I've been on that lesson plan for awhile.  (It's a lifetime course.)  I know enough of Christ's flow to know He will take care of me/us.  I've been bee-bopping down the road with Jesus, letting Him have control of my agenda, teaching me what my ministry will be about and trying to just going with the flow, as I learn how to be like Him.  I imagine the Disciples were doing the same; for better or for worse.

Except now, things have gone from bad to worse.  They fear they are about to drown.

Maybe they were tired from all the crowds chasing and pressing into Him.  Maybe they'd gotten so used to extra-ordinary provision, in seeing Him work miracles and wonders before their eyes for awhile, they got complacent, desensitized.  Maybe they were lazy.  Maybe they didn't really get Who they were dealing with. 

Maybe.  But I tend to think those Twelve Dudes were just human.  (See my earlier reference to my panic when a toilet overflowed.)

When gale-force winds are assaulting you, or what feels like an earthquake of your circumstances, you run to Jesus to do something.  And He does.  However, it isn't always calming the winds and the waves.  We usually say He calms in the storm in us.  That's what we ask for, because it seems like the most Christian thing to do because we know some things just have to be endured.

But what if we are expecting too little by thinking that way?  What if we are terrified He will do something really crazy amazing (and then we really have to make a serious change) so we just ask for inner peace?

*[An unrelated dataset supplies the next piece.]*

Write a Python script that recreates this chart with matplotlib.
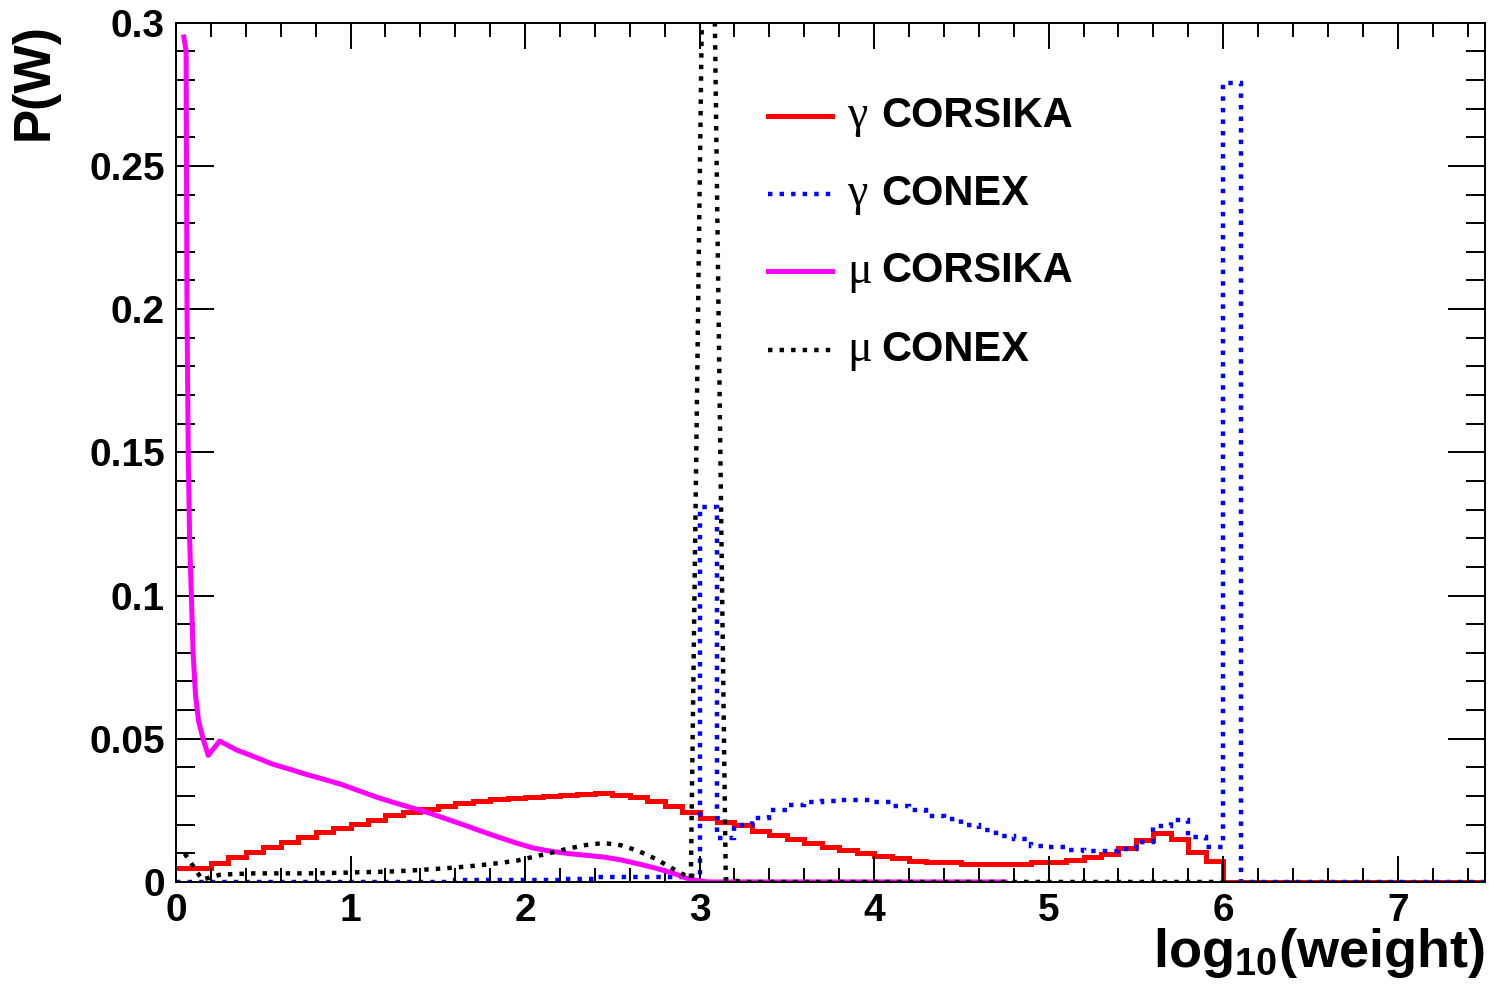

It keeps bringing me back to this question: Who do you take Jesus to be?

My answer isn't near big enough.  I've seen miracles, but I often default back to asking for and answer I can see myself; a solution I can understand (or even come up with).  I know this because I would ask for the same thing The Disciples did:

SAVE ME, LORD!

But that isn't what He did.  They didn't ask for Him to control nature, but He did.  He groggily rebuked the wind with 3 words.  And it became dead calm.  Before, they were about to be swamped and now, they didn't even feel so much as a gentle breeze on their skin.  Nada.  Nothing.  Zip.  Zilch.  No wind, not even a whisper.

That's the kind of power we need to start expecting to work in us.  In our Churches.  In the world.

In these dark, perilous times, He is calling the Church to turn to Him and rely on Him to take us where He has appointed for us to go.  By His power.  By His Might.  By His Resources. On His time, no matter what our perception of how things should be.

One of my favorite commentators, David Guzik, wrote this about Mark 4:36,
We must take Him as He was. Not as we wish Jesus was.  Not as others may present Jesus.  Not as you might see Him in the lives of others.
I'm glad to know the Disciples seemed to be even more afraid of Christ after all this went down.  I appreciate their humanity because it let's me see myself in the story.  My head might have exploded at this point if I were on the boat (wouldn't that be a nice Scriptural antecdote...."And one of the Disciple's head exploded"?).

They looked at each other with tea-saucer-sized-eyes and ask: Who is this Dude?  Who is this Guy we are with?  Incredulity Abounds.

As gentle as He is, as the Lamb of God slain before the foundation of the world for our salvation; He is also the Lion of Judah, ready to roar His Kingdom into full prominence.

Take Him as He is, however that means for you today.  Let Him do His work (i.e. His plan, not yours...make sure you know the difference).  Don't get scared because He is in the boat with you.  He has promised you will make it to the other side and even greater work will be done once you get there.

The One the wind and waves obey has made these promises.  He will keep them.